NJ Medical Marijuana Advocates Want Regulations

New Jersey legalized medical marijuana eight months ago, but its advocates are finding that a law alone doesn't get the drug to patients.

About 70 activists — including potential patients, entrepreneurs who would like to sell pot, doctors who might prescribe it and lawyers — gathered Saturday in Trenton to try to hash out what they would like a distribution system to look like and consider how to get policymakers on their side.

"Passing a law is the easy part of what you have to do," said Stephanie Scherer, the director of the national medical marijuana patients group Americans for Safe Access. Some group members who attended the gathering wore suit coats and ties, while others donned Hawaiian shirts with prints of marijuana buds.

The advocates have several hopes for the regulations the state is devising. Among them: If the state seeks to set price controls, the advocates want the cannabis expensive enough that growers could afford to sell it but not too costly for patients, who say the drug can reduce pain and nausea and increase appetite.

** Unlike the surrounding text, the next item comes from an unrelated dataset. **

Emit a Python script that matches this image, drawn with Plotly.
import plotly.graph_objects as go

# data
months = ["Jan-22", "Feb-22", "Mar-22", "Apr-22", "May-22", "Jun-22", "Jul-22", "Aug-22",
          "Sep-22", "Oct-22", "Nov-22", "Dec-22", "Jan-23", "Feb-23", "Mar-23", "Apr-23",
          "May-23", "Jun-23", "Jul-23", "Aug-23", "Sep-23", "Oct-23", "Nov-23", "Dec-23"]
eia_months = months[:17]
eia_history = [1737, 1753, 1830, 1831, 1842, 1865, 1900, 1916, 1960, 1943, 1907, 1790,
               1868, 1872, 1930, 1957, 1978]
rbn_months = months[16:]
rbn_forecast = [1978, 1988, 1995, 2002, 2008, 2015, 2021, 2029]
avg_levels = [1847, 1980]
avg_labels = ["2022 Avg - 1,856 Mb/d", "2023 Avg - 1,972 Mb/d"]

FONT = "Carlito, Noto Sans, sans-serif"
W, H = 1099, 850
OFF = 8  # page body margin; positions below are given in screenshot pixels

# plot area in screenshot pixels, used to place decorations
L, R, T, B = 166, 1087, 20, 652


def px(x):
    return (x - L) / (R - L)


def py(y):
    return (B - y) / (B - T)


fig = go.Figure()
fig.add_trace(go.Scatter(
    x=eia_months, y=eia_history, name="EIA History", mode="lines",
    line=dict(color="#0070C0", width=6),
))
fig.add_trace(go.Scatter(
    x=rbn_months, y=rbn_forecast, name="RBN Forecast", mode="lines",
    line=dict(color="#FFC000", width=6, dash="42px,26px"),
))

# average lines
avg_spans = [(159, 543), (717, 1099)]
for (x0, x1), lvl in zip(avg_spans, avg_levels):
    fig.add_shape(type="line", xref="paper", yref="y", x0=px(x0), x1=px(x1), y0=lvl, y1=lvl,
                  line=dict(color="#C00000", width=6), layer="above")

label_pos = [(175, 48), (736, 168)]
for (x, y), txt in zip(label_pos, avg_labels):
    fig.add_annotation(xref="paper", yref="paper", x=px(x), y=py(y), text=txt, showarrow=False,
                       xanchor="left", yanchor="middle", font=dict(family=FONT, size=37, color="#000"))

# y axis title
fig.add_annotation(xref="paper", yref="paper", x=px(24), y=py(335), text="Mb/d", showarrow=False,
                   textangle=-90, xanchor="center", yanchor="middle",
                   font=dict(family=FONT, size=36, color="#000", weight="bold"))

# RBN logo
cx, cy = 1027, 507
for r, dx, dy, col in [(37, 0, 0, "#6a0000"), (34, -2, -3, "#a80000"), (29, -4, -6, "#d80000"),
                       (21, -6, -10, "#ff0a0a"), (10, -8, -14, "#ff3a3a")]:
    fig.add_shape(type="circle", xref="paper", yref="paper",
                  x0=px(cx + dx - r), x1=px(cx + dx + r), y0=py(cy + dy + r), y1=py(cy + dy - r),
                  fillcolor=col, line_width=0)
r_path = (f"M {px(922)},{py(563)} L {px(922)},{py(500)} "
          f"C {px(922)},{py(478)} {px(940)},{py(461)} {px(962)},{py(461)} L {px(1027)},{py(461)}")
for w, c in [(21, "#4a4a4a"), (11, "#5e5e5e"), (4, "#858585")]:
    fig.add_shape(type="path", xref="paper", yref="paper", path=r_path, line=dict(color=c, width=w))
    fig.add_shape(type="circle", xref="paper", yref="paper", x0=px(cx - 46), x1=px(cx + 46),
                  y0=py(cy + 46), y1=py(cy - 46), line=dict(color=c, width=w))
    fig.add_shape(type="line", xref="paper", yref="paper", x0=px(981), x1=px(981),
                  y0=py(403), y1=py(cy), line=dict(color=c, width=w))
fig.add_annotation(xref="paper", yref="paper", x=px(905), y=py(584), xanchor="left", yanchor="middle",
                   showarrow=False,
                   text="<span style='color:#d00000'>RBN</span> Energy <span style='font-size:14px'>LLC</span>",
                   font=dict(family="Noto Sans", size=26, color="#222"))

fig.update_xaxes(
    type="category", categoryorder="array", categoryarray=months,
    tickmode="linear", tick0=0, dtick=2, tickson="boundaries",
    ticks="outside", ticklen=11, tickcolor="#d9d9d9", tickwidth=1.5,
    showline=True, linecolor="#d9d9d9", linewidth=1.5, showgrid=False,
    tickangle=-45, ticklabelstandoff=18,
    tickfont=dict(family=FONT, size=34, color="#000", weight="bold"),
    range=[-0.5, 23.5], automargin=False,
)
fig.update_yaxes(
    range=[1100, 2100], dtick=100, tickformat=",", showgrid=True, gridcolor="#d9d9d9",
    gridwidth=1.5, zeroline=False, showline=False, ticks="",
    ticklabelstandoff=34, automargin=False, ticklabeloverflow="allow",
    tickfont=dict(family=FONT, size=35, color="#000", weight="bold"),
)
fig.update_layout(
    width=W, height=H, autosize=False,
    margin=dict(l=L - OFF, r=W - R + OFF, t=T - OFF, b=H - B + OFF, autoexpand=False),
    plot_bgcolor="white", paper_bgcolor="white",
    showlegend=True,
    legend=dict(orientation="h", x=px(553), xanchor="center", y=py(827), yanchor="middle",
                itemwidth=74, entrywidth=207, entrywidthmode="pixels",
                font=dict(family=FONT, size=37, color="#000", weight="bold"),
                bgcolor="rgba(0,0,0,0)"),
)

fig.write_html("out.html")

Figuring out how to regulate medical marijuana has been a conundrum in the 14 states that have legalized it, largely because it's still illicit in the eyes of the federal government.

The businesses that sell the product are all technically running afoul of federal law — and so are their customers, even if their states allow it.

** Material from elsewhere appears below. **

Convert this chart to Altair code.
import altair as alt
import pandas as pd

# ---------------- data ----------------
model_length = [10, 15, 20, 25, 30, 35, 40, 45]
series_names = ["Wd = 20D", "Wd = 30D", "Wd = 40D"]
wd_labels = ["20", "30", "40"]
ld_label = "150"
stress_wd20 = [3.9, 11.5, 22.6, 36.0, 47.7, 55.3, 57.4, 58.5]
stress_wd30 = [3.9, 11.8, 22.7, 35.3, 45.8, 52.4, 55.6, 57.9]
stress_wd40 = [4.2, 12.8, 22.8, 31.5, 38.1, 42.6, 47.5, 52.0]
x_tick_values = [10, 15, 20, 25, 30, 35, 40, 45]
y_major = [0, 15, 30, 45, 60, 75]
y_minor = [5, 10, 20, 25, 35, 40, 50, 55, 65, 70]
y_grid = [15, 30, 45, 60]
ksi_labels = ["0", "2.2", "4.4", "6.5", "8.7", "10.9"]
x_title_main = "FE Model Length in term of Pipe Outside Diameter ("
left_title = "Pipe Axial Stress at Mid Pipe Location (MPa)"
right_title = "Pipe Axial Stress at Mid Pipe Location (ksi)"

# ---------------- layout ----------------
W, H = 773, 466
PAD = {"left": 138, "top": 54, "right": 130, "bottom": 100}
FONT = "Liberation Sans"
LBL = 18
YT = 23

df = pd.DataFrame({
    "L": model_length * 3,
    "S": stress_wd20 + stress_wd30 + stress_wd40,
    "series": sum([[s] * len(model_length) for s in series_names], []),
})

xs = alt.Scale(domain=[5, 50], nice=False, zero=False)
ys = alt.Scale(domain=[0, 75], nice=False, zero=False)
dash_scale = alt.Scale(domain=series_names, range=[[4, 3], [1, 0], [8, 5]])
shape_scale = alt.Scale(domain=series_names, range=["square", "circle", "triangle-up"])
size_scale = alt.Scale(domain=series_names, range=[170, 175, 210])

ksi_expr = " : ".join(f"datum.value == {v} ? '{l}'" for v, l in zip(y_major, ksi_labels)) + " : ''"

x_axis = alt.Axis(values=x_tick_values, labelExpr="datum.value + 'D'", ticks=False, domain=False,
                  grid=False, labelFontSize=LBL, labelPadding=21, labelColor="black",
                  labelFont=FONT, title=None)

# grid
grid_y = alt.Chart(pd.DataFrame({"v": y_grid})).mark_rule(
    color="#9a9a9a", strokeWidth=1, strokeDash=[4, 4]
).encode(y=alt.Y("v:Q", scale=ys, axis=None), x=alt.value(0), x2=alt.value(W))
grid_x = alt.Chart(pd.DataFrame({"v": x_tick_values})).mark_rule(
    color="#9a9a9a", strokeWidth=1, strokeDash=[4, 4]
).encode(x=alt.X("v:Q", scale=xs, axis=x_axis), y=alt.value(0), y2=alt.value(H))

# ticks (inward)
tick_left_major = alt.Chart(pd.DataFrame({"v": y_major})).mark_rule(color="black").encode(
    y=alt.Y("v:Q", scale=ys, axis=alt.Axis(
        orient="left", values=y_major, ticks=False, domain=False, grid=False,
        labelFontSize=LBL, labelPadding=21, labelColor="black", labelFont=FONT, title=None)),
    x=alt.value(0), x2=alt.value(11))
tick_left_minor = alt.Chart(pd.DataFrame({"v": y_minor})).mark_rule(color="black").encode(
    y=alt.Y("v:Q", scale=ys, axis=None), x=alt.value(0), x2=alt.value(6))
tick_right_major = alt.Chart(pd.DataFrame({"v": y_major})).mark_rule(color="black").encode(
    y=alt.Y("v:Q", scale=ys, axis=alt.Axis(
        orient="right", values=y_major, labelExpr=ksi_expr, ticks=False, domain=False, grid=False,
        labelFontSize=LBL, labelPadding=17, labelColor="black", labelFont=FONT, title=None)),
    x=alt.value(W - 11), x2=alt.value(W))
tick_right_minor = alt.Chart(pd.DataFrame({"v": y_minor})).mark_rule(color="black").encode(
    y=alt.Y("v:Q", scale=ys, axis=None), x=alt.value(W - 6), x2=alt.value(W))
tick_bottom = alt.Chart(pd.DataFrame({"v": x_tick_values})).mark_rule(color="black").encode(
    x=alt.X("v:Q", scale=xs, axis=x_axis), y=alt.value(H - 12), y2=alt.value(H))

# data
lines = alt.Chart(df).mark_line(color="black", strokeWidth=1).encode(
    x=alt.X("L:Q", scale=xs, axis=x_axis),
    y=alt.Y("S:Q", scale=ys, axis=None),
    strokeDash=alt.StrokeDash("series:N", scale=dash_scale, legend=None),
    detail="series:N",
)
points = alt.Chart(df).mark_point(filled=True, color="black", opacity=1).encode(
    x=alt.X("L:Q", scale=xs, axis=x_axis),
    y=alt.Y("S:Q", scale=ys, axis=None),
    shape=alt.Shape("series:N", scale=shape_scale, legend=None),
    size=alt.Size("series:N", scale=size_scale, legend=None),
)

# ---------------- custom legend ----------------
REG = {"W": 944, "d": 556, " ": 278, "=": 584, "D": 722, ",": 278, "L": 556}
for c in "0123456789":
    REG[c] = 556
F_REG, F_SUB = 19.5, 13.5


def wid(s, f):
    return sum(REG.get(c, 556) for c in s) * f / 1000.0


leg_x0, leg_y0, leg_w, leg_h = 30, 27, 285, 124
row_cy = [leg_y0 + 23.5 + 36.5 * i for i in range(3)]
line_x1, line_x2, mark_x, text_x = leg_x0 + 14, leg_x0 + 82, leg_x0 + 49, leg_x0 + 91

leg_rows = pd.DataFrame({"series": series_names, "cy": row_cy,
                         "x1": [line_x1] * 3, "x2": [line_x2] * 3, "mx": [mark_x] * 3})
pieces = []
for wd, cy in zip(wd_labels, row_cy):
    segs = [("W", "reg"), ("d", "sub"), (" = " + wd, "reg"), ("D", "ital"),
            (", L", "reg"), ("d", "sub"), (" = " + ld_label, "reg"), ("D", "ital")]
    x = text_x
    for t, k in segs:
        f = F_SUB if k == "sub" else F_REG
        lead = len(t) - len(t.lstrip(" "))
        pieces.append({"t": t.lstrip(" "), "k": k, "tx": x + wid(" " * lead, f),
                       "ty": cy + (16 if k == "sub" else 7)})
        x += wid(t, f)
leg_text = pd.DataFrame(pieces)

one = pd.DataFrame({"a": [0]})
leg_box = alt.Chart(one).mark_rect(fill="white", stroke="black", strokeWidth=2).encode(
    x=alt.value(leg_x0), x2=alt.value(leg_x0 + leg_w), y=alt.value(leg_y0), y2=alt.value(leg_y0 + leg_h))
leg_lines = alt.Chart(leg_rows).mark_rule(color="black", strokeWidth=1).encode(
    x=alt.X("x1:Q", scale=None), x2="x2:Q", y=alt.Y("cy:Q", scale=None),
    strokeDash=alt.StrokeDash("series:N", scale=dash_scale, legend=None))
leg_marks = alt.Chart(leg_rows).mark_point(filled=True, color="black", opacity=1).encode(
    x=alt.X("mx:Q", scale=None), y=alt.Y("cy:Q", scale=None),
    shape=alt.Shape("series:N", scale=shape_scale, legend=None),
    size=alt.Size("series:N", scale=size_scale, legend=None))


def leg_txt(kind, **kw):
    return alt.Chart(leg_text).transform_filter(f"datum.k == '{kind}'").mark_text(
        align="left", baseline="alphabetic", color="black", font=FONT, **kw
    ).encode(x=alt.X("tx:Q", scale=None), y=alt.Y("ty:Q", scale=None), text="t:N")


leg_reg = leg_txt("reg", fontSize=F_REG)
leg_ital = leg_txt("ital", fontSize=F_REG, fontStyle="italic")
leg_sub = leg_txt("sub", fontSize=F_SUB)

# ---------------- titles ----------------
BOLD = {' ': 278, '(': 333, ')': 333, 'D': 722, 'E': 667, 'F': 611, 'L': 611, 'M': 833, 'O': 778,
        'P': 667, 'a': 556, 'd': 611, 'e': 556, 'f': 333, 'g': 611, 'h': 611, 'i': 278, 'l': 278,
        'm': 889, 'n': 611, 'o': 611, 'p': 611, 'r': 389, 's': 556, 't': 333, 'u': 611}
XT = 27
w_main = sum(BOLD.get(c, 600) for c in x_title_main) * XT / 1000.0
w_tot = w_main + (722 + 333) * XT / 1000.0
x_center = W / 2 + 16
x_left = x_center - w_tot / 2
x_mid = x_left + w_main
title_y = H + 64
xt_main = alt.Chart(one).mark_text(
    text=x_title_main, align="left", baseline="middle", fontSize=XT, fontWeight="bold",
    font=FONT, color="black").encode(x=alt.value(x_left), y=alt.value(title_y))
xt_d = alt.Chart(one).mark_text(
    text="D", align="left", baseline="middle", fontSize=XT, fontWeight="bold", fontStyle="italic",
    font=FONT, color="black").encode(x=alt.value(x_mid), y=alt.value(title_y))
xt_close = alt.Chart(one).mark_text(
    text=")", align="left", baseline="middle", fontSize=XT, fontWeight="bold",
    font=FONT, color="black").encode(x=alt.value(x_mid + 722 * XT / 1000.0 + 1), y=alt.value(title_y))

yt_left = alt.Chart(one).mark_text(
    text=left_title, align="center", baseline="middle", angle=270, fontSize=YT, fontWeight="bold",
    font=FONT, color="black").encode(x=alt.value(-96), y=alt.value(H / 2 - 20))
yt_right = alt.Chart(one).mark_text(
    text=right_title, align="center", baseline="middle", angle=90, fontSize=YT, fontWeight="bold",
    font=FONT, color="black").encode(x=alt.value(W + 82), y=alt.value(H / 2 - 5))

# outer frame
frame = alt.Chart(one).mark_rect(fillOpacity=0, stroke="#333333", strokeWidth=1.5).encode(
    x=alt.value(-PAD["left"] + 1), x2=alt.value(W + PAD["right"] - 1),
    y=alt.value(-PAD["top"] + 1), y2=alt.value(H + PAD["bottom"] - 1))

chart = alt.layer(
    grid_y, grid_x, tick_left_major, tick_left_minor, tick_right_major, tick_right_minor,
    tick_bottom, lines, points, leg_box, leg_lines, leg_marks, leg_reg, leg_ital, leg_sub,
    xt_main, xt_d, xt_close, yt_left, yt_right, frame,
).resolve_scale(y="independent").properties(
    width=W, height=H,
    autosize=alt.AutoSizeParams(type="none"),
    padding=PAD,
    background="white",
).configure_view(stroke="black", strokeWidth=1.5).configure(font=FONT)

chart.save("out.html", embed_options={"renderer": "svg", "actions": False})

In New Jersey, allowing medical marijuana was one of the last acts of former Gov. Jon Corzine, a Democrat who signed a law that is the most restrictive among those adopted across the country. But he left many of the details to his successor, Republican Gov. Chris Christie.

While Christie supports the idea, he's been cautious about how to enact it.

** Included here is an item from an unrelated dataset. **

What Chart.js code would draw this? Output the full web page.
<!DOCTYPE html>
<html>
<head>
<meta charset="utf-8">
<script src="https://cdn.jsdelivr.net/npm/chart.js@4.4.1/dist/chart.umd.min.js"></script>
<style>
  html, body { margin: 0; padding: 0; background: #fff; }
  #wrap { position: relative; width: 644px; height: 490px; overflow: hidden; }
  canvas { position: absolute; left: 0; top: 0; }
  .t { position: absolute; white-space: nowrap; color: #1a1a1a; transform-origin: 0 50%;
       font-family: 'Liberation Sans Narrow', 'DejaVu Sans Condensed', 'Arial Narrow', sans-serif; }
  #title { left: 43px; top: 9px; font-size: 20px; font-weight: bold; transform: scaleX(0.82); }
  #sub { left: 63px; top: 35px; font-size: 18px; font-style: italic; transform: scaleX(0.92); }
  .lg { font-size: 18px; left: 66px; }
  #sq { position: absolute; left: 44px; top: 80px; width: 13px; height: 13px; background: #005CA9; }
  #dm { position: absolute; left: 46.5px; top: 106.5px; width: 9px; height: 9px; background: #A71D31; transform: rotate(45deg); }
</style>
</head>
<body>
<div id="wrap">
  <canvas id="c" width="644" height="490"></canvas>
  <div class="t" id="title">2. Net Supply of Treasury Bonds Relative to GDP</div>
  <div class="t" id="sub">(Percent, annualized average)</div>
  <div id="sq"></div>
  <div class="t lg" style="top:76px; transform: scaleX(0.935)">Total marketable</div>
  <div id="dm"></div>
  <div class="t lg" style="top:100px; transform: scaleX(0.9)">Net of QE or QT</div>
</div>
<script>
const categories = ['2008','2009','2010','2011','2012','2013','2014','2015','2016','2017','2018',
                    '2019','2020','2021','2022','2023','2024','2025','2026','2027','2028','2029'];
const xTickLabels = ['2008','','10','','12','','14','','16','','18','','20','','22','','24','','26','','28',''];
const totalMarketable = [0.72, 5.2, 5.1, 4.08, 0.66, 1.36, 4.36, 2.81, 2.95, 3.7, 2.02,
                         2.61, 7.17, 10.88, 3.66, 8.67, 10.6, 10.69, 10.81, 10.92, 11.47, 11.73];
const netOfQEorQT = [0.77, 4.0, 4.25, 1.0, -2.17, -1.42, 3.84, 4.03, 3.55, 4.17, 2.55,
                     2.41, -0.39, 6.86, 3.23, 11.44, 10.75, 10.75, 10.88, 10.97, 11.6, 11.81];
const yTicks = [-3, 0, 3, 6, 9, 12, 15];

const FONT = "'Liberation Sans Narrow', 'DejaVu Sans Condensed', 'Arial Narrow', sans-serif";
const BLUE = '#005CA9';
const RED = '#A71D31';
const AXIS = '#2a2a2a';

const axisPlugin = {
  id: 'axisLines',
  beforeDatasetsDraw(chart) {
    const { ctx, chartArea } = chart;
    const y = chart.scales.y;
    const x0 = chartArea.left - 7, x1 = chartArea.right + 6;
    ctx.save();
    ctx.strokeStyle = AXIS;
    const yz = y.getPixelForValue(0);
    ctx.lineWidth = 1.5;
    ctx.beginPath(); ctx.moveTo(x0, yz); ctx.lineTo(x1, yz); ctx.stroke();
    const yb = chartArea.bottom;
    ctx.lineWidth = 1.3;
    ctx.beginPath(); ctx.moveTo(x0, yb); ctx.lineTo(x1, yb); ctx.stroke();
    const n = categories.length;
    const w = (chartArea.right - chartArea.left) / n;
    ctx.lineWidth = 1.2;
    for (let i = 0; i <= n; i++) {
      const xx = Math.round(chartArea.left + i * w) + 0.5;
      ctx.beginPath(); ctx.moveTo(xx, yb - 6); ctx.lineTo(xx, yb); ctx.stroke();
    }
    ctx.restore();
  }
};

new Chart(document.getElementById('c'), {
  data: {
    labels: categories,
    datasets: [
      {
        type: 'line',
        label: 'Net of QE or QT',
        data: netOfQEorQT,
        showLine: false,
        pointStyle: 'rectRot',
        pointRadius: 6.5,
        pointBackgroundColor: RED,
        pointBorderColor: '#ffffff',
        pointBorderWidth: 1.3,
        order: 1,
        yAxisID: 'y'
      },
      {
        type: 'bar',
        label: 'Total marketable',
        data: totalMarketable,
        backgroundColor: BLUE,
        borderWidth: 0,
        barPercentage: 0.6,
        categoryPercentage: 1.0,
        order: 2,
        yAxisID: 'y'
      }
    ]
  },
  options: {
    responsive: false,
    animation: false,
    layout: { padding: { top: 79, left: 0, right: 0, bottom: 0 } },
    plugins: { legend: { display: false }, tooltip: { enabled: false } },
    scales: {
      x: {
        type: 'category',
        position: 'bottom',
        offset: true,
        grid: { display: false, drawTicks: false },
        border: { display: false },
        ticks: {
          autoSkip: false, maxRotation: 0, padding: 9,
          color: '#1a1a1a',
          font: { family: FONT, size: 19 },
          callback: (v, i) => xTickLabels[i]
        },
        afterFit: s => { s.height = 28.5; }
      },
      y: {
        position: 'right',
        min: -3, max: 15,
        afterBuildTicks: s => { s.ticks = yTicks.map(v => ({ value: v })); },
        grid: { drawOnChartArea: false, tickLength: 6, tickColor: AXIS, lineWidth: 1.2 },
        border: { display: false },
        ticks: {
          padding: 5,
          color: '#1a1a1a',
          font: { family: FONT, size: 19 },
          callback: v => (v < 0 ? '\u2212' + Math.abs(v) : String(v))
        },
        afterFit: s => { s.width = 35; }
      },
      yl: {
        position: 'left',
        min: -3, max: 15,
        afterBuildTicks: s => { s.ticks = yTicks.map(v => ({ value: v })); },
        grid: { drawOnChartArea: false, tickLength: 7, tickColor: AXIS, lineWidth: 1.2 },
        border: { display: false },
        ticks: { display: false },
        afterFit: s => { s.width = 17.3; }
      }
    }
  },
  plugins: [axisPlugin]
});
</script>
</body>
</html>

In recent months, his administration looked into a novel plan that would have had the state's crop grown by Rutgers University and distributed by some of the state's hospitals. That idea was nixed, though, when Rutgers determined playing such a role would have been illegal.

Dawn Thomas, a state Department of Health and Senior Services spokeswoman, says it's working on establishing registry for patients and is meeting developing regulations. After getting an extension from the original deadline of July 1, the state has until October to publish the regulations.

The state law calls for six nonprofit alternative treatment centers around the state to grow and sell the marijuana initially, though for-profit businesses could later get licenses.

Activists also are encouraged that state officials have met with them in recent weeks after months of refusing to do so.

"We left the meeting confident that the Department of Health is trying to implement the law," said Ken Wolski, executive director of the Coalition for Medical Marijuana of New Jersey. He's hopeful patients will be able to legally buy marijuana by next March.

However, there are parts of the law that advocates already say need to be changed. They would like patients suffering from a wider variety of medical conditions — currently only six are recognized — to be eligible.

And they want registered patients to be allowed to grow their own pot.

Scherer said other states have been considering some features of the New Jersey law that trouble advocates, such as barring patients from growing their own stashes.